Subsequently, the Home Secretary, Michael Howard, announced that an annual good citizenship prize was to be set up in the name of Philip Lawrence.

And Education Secretary Gillian Shephard declared that she wanted citizenship lessons in schools. She may also ask the National Forum for Values in Education - set up by School Curriculum and Assessment Authority chief executive Nick Tate - to speed up its preparation of a moral code for schools, to be published next week. In the midst of her activity, she denied that public opinion was driving the politicians into action.

While Mr Howard has insisted that Mrs Lawrence’s plea on combat knives would cause legislative problems, the Government has stressed that the education and law and order elements of its policy package for the coming session would address many of her points. However, little has been said on the raising of status of teachers and the police.

Meanwhile, Labour says that Tony Blair had been talking about civic regeneration well before he became leader, and has pointed out that shadow education secretary David Blunkett has well-publicised plans for citizenship education.

This would probably include old-fashioned civics - how society and government works - mixed in with rights and responsibilities and the basics of right and wrong, and there might be visits from local vicars or police officers.

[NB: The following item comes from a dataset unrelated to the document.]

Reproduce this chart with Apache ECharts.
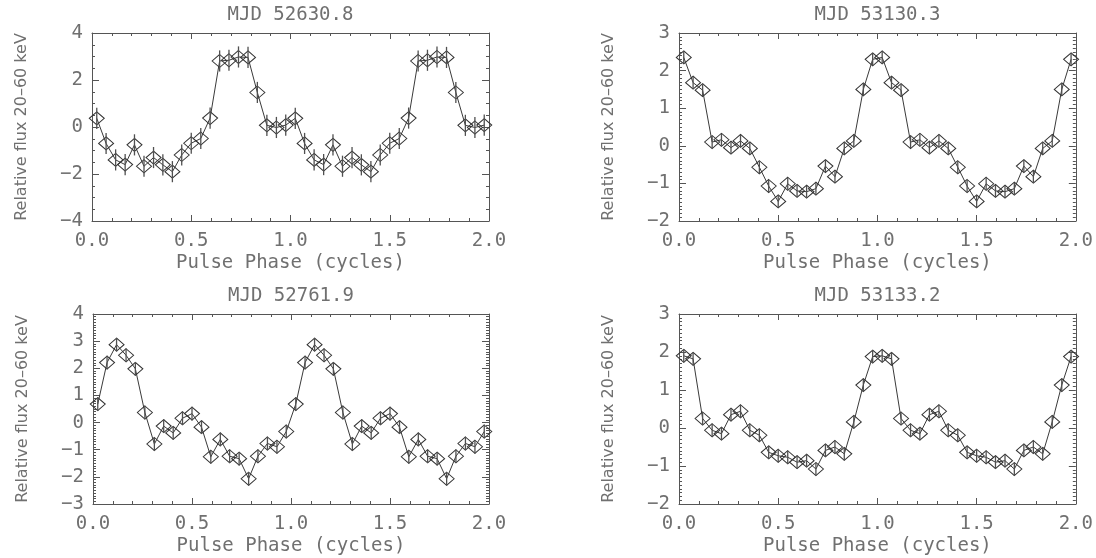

Mrs Lawrence is understood to have met John Major and senior Government ministers, and there are plans for her to meet Mr Blair and Mr Blunkett.

The new moral bandwagon has drawn a mixed response from unions and parents’ leaders. The National Association of Schoolmasters Union of Women Teachers said all teachers would support the basic message but that schools must be able to exclude violent or disruptive pupils much more quickly than they can now to convey a clear message.

While welcoming the overall thrust of Mrs Lawrence’s manifesto, the National Association of Head Teachers and the National Union of Teachers expressed concerns about how citizenship might fare on an already crowded timetable.

NAHT’s David Hart said Mrs Lawrence had articulated the problems very clearly, “but how do you articulate the solutions?” He was concerned that politicians could undermine teachers’ work.

The NUT, meanwhile, said that schools had been forced to work with the 1980s ethos that there was no such thing as society and the individual was all. Mrs Lawrence’s manifesto was an indication that this was beginning to change.